Metta-Care: Bill Moyers Documentary “The Good Soldier”

“As America prepares to observe Veterans Day and President Obama weighs sending more troops to fight in Afghanistan, BILL MOYERS JOURNAL broadcasts a powerful documentary about the impact on soldiers of learning to kill – or be killed. THE GOOD SOLDIER follows four veterans – one from World War II, two from Vietnam, and the fourth from Iraq – as they reveal how the experiences of battle changed their lives.”

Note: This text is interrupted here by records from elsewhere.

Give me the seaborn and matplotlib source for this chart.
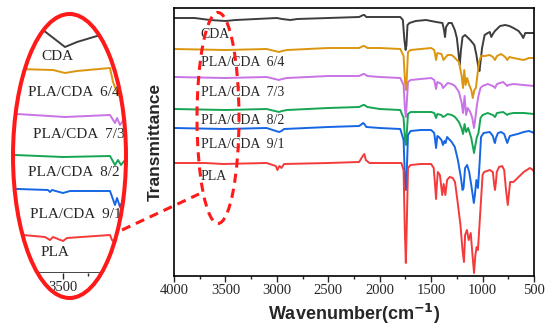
import matplotlib
matplotlib.use('Agg')
import matplotlib.pyplot as plt
from matplotlib.patches import Ellipse
from matplotlib.lines import Line2D
from matplotlib.transforms import IdentityTransform
from matplotlib.ticker import MultipleLocator, FixedLocator
import seaborn as sns
import pandas as pd

samples = ['CDA', 'PLA/CDA 6/4', 'PLA/CDA 7/3', 'PLA/CDA 8/2', 'PLA/CDA 9/1', 'PLA']
colors = ['#3d3d3d', '#DC950F', '#C873E6', '#16A653', '#1666E4', '#F43A3A']

# FTIR spectra, stacked (wavenumber in cm-1, offset transmittance)
cda_wn = [4000, 3800, 3650, 3500, 3400, 3200, 3000, 2950, 2870, 2800, 2500, 2200, 2160, 2150, 2130,
          2000, 1800, 1775, 1760, 1748, 1740, 1730, 1710, 1650, 1550, 1500, 1450, 1390, 1375, 1365,
          1355, 1330, 1300, 1270, 1250, 1235, 1222, 1210, 1195, 1170, 1150, 1120, 1080, 1060, 1040,
          1030, 1020, 1005, 980, 950, 930, 915, 900, 880, 830, 780, 740, 700, 650, 620, 605, 585, 540, 500]
cda_t = [258, 258, 256, 255, 256, 257, 258, 257, 256, 257, 258, 259, 261, 261, 259,
         259, 259, 256, 236, 226, 231, 251, 253, 255, 256, 255, 254, 253, 246, 239,
         249, 253, 253, 246, 238, 224, 211, 226, 239, 241, 239, 236, 231, 221, 208,
         205, 214, 228, 241, 243, 244, 239, 242, 245, 250, 251, 250, 248, 245, 241, 238, 243, 243, 243]

pla64_wn = [4000, 3500, 3100, 2979, 2950, 2900, 2500, 2200, 2160, 2150, 2120, 2000, 1800, 1768, 1754,
            1746, 1738, 1725, 1700, 1500, 1470, 1452, 1440, 1400, 1380, 1365, 1340, 1300, 1268, 1230,
            1205, 1190, 1178, 1165, 1150, 1130, 1110, 1095, 1080, 1065, 1050, 1035, 1015, 980, 930,
            900, 879, 860, 820, 780, 760, 740, 700, 650, 600, 550, 500]
pla64_t = [227, 226, 227, 224, 225, 226, 228, 228, 230, 230, 228, 228, 227, 220, 194,
           186, 196, 224, 226, 228, 226, 216, 223, 222, 216, 218, 221, 221, 218, 214,
           201, 188, 206, 191, 198, 191, 186, 178, 186, 188, 201, 214, 220, 220, 221,
           219, 216, 220, 222, 219, 216, 219, 218, 217, 216, 218, 218]

pla73_wn = [4000, 3500, 3100, 2979, 2950, 2900, 2500, 2200, 2160, 2150, 2120, 2000, 1800, 1768, 1754,
            1746, 1738, 1725, 1700, 1500, 1470, 1452, 1440, 1400, 1385, 1365, 1340, 1300, 1268, 1230,
            1205, 1190, 1175, 1160, 1145, 1120, 1100, 1083, 1070, 1055, 1040, 1020, 1000, 950, 900,
            879, 860, 800, 760, 750, 700, 600, 500]
pla73_t = [199, 198, 199, 196, 197, 198, 200, 200, 202, 202, 200, 199, 198, 191, 166,
           159, 171, 194, 196, 198, 196, 187, 194, 192, 188, 190, 193, 192, 190, 184,
           174, 163, 180, 161, 168, 164, 158, 148, 158, 171, 180, 188, 190, 192, 190,
           188, 192, 194, 190, 191, 192, 191, 190]

pla82_wn = [4000, 3500, 3100, 2979, 2950, 2900, 2500, 2200, 2160, 2150, 2120, 2000, 1800, 1768, 1754,
            1746, 1738, 1725, 1700, 1500, 1470, 1452, 1440, 1400, 1385, 1365, 1340, 1300, 1268, 1230,
            1205, 1190, 1175, 1160, 1140, 1110, 1083, 1070, 1055, 1040, 1020, 1000, 950, 900, 879,
            860, 800, 760, 750, 700, 600, 500]
pla82_t = [167, 166, 167, 164, 165, 166, 168, 169, 171, 171, 169, 167, 166, 158, 136,
           131, 141, 162, 164, 164, 163, 158, 162, 161, 159, 160, 162, 161, 159, 154,
           148, 142, 152, 144, 148, 138, 123, 131, 139, 143, 158, 161, 163, 161, 159,
           163, 164, 161, 162, 163, 163, 162]

pla91_wn = [4000, 3500, 3100, 2979, 2955, 2930, 2500, 2200, 2160, 2150, 2130, 2000, 1800, 1768, 1754,
            1746, 1738, 1725, 1700, 1600, 1500, 1470, 1452, 1440, 1425, 1400, 1385, 1370, 1360, 1345,
            1300, 1270, 1240, 1210, 1195, 1185, 1170, 1150, 1130, 1110, 1085, 1075, 1060, 1045, 1030,
            1015, 990, 930, 900, 885, 879, 870, 850, 820, 790, 760, 750, 735, 700, 660, 600, 550,
            520, 500]
pla91_t = [148, 147, 148, 144, 145, 147, 149, 150, 153, 152, 149, 148, 147, 136, 94,
           86, 101, 141, 145, 146, 146, 143, 128, 140, 139, 136, 131, 135, 133, 139,
           134, 129, 116, 98, 86, 88, 108, 111, 104, 91, 73, 81, 96, 88, 111,
           139, 143, 144, 140, 134, 133, 138, 143, 144, 142, 133, 136, 140, 141, 142, 144, 145,
           144, 143]

pla_wn = [4000, 3700, 3520, 3100, 3010, 2995, 2975, 2955, 2930, 2500, 2200, 2165, 2150, 2135, 2100,
          1850, 1790, 1768, 1756, 1746, 1738, 1725, 1700, 1600, 1500, 1475, 1462, 1452, 1445, 1435,
          1415, 1392, 1378, 1362, 1345, 1320, 1290, 1268, 1245, 1215, 1195, 1181, 1170, 1152, 1135,
          1115, 1098, 1083, 1070, 1058, 1045, 1030, 1015, 1000, 985, 930, 900, 887, 879, 870,
          862, 840, 810, 790, 772, 755, 745, 732, 700, 660, 600, 540, 510, 500]
pla_t = [113, 113, 112, 113, 110, 106, 110, 108, 112, 113, 114, 120, 122, 116, 113,
         113, 113, 106, 46, 13, 46, 108, 111, 112, 112, 108, 91, 77, 91, 104,
         101, 81, 92, 81, 96, 99, 98, 94, 76, 51, 26, 14, 41, 46, 36,
         43, 21, 3, 21, 29, 26, 51, 76, 101, 104, 106, 104, 91, 86, 94,
         104, 109, 110, 106, 86, 71, 81, 94, 94, 98, 104, 108, 106, 104]

# zoomed view of the 4000-2870 cm-1 region (inset)
in_cda_wn = [4000, 3800, 3700, 3480, 3360, 3160, 2870]
in_cda_t = [249, 246, 243, 226, 231, 237, 239]
in_pla64_wn = [4000, 3960, 3600, 3480, 3360, 3030, 3000, 2950, 2870]
in_pla64_t = [204, 204, 203, 200, 202, 205, 191, 178, 173]
in_pla73_wn = [4000, 3960, 3480, 3030, 2980, 2960, 2930, 2880, 2870]
in_pla73_t = [159, 159, 156, 158, 150, 155, 148, 155, 155]
in_pla82_wn = [4000, 3980, 3500, 3030, 2980, 2950, 2920, 2880, 2870]
in_pla82_t = [118, 118, 116, 117, 108, 113, 108, 113, 113]
in_pla91_wn = [4000, 3950, 3650, 3630, 3610, 3500, 3430, 3030, 2980, 2960, 2930, 2900, 2870]
in_pla91_t = [84, 84, 83, 81, 83, 80, 82, 82, 68, 75, 66, 73, 73]
in_pla_wn = [4000, 3900, 3680, 3630, 3600, 3500, 3460, 3030, 3010, 2950, 2870]
in_pla_t = [38, 38, 36, 33, 36, 32, 35, 38, 33, 28, 33]

main_wn = [cda_wn, pla64_wn, pla73_wn, pla82_wn, pla91_wn, pla_wn]
main_t = [cda_t, pla64_t, pla73_t, pla82_t, pla91_t, pla_t]
inset_wn = [in_cda_wn, in_pla64_wn, in_pla73_wn, in_pla82_wn, in_pla91_wn, in_pla_wn]
inset_t = [in_cda_t, in_pla64_t, in_pla73_t, in_pla82_t, in_pla91_t, in_pla_t]


def long_table(wns, ts):
    frames = [pd.DataFrame({'wn': w, 'T': t, 'sample': s}) for w, t, s in zip(wns, ts, samples)]
    return pd.concat(frames, ignore_index=True)


sns.set_style('ticks')
plt.rcParams['font.family'] = ['Liberation Serif', 'DejaVu Serif']

fig = plt.figure(figsize=(5.5, 3.32), dpi=100)
palette = dict(zip(samples, colors))

# main panel
ax = fig.add_axes([174 / 550, 56 / 332, 360 / 550, 268 / 332])
sns.lineplot(data=long_table(main_wn, main_t), x='wn', y='T', hue='sample', palette=palette,
             estimator=None, legend=False, linewidth=1.4, ax=ax)
ax.set_xlim(4000, 500)
ax.set_ylim(0, 268)
ax.xaxis.set_major_locator(MultipleLocator(500))
ax.xaxis.set_minor_locator(MultipleLocator(250))
ax.set_yticks([])
ax.tick_params(axis='x', which='major', direction='out', length=4, width=1, labelsize=10.5, pad=2)
ax.tick_params(axis='x', which='minor', direction='out', length=2.5, width=1)
for sp in ax.spines.values():
    sp.set_linewidth(1.2)
    sp.set_color('black')
ax.set_xlabel(r'Wavenumber(cm$^{\mathbf{-1}}$)', family='Liberation Sans', fontsize=13,
              fontweight='bold', labelpad=3)
ax.set_ylabel('Transmittance', family='Liberation Sans', fontsize=12.5, fontweight='bold', labelpad=8)

main_label_t = [241, 214, 184, 156, 131, 99]
for s, ty in zip(samples, main_label_t):
    ax.text(3740, ty, s.replace(' ', '  '), ha='left', va='center', fontsize=10)

# inset, clipped by the red ellipse
clip = Ellipse((69.5, 332 - 156), 113, 284, transform=IdentityTransform(), facecolor='none')
axi = fig.add_axes([13 / 550, 59 / 332, 113 / 550, 259 / 332])
axi.patch.set_visible(False)
sns.lineplot(data=long_table(inset_wn, inset_t), x='wn', y='T', hue='sample', palette=palette,
             estimator=None, legend=False, linewidth=1.4, ax=axi)
axi.set_xlim(4000, 2870)
axi.set_ylim(0, 259)
axi.set_xlabel('')
axi.set_ylabel('')
axi.set_yticks([])
axi.xaxis.set_major_locator(FixedLocator([3500]))
axi.xaxis.set_minor_locator(FixedLocator([3750, 3250]))
axi.tick_params(axis='x', which='major', direction='out', length=4, width=1, labelsize=10.5, pad=2)
axi.tick_params(axis='x', which='minor', direction='out', length=2.5, width=1)
for name in ['top', 'left', 'right']:
    axi.spines[name].set_visible(False)
axi.spines['bottom'].set_linewidth(1.2)
axi.spines['bottom'].set_clip_path(clip)
for ln in axi.get_lines():
    ln.set_clip_path(clip)

inset_label_pos = [(3560, 216), (3390, 181), (3340, 138), (3390, 100), (3370, 58), (3580, 20)]
for s, (lx, ly) in zip(samples, inset_label_pos):
    axi.text(lx, ly, s.replace(' ', '  '), ha='center', va='center', fontsize=11)

# red ellipses and connector
fig.add_artist(Ellipse((69.5, 332 - 156), 113, 284, transform=IdentityTransform(),
                       facecolor='none', edgecolor='#FF1A1A', linewidth=2.9, zorder=10))
fig.add_artist(Ellipse((218, 332 - 118), 42, 211, transform=IdentityTransform(),
                       facecolor='none', edgecolor='#FF1A1A', linewidth=2.2,
                       linestyle=(0, (3, 2)), zorder=10))
fig.add_artist(Line2D([122, 199], [332 - 230, 332 - 194], transform=IdentityTransform(),
                      color='#FF1A1A', linewidth=2.2, linestyle=(0, (3, 2)), zorder=10))

fig.savefig('out.png', dpi=100)
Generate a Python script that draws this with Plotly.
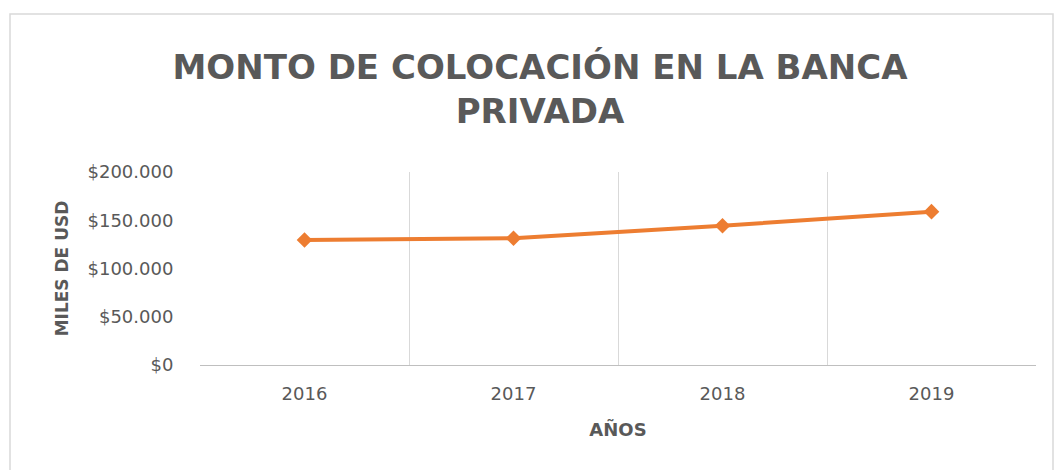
import plotly.graph_objects as go

years = ["2016", "2017", "2018", "2019"]
montos = [129500, 131300, 144300, 158900]
ytick_vals = [0, 50000, 100000, 150000, 200000]
ytick_text = ["$0", "$50.000", "$100.000", "$150.000", "$200.000"]

W, H = 1054, 470
L, R, T, B = 200, 18, 172, 105
pw, ph = W - L - R, H - T - B

fig = go.Figure()
fig.add_trace(go.Scatter(
    x=years, y=montos, mode="lines+markers",
    line=dict(color="#ED7D31", width=4),
    marker=dict(symbol="diamond", size=12, color="#ED7D31"),
    showlegend=False,
))

fig.update_layout(
    width=W, height=H,
    margin=dict(l=L, r=R, t=T, b=B),
    paper_bgcolor="white", plot_bgcolor="white",
    title=dict(
        text="MONTO DE COLOCACIÓN EN LA BANCA<br>PRIVADA",
        x=540 / W, xref="container", xanchor="center",
        y=1 - 79 / H, yref="container", yanchor="top",
        font=dict(family="DejaVu Sans", size=34, color="#595959", weight="bold"),
    ),
    font=dict(family="DejaVu Sans", color="#595959"),
    xaxis=dict(
        type="category", tickson="boundaries", range=[-0.5, 3.5],
        showgrid=True, gridcolor="#d9d9d9", gridwidth=1,
        showline=True, linecolor="#bfbfbf", linewidth=1,
        ticks="", ticklabelstandoff=12,
        tickfont=dict(family="DejaVu Sans", size=18, color="#595959"),
        title=dict(text="AÑOS", standoff=20,
                   font=dict(family="DejaVu Sans", size=18, color="#595959", weight="bold")),
        zeroline=False,
    ),
    yaxis=dict(
        range=[0, 200000], tickvals=ytick_vals, ticktext=ytick_text,
        showgrid=False, zeroline=False, showline=False,
        ticks="outside", ticklen=22, tickcolor="rgba(0,0,0,0)",
        tickfont=dict(family="DejaVu Sans", size=18, color="#595959"),
        title=dict(text="MILES DE USD", standoff=14,
                   font=dict(family="DejaVu Sans", size=17, color="#595959", weight="bold")),
    ),
)

# outer chart border
x0 = (10 - L) / pw
x1 = (W - 1 - L) / pw
y0 = (H - B - (H + 5)) / ph
y1 = (H - B - 14) / ph
fig.add_shape(type="rect", xref="paper", yref="paper", x0=x0, x1=x1, y0=y0, y1=y1,
              line=dict(color="#d9d9d9", width=1.5), fillcolor="rgba(0,0,0,0)", layer="below")

fig.write_html("out.html")
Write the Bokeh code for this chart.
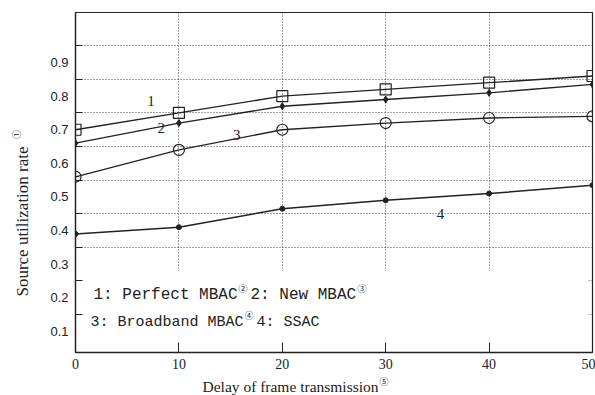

Bill Moyers “The Good Soldier” Web Page

The Good Soldier Web Site

Good Soldier ImageBill Moyers’ documentary “The Good Soldier” is incredibly powerful and moving. I wept through much of it.  I was alternately overwhelmed with compassion and appalled as veterans explained their suffering and the suffering and death they brought to others when swallowed up in hatred and revenge.

In spite of the remorse and regret these soldiers convey, some might think these men are simply monsters.  But they are not.  They are people just like you and me.  They are fathers, sons, and brothers.  They are our neighbors, our countrymen. They are us.

We know now that very ordinary, “decent” people will do unimaginable evil in the name of good, in the name of some cause, in the name of security, in the name of the homeland.  And we should be grateful that the “heart of darkness”—the unhealed anger, hurt, vengefulness, and fear in each of us—is not tested in the heat of battle when our life and the lives of others are on the line.

Honoring our Soldiers with Honesty

So to me, this documentary honors soldiers in a way that patriotic, flag-waving tributes never can.  Why?  Because it’s honest.  It’s real. It deals with what really happens in war, even “good wars.”  It shows the very real and long-term costs and effects of killing another human being, even when the killing seems justified or unavoidable.

But the documentary isn’t about whether or when war is  justified or necessary. It’s not even about whether killing is ever justified or right. It’s about what happens to our brothers, fathers, sons, and friends when they learn how to kill—or be killed.  If individually and as a society we do not fully fathom the physical, emotional, mental, and spiritual cost of war, we will again and again send our family members and friends off to die with an ignorance and indifference to the suffering of other that itself is a crime against humanity—our humanity and other’s.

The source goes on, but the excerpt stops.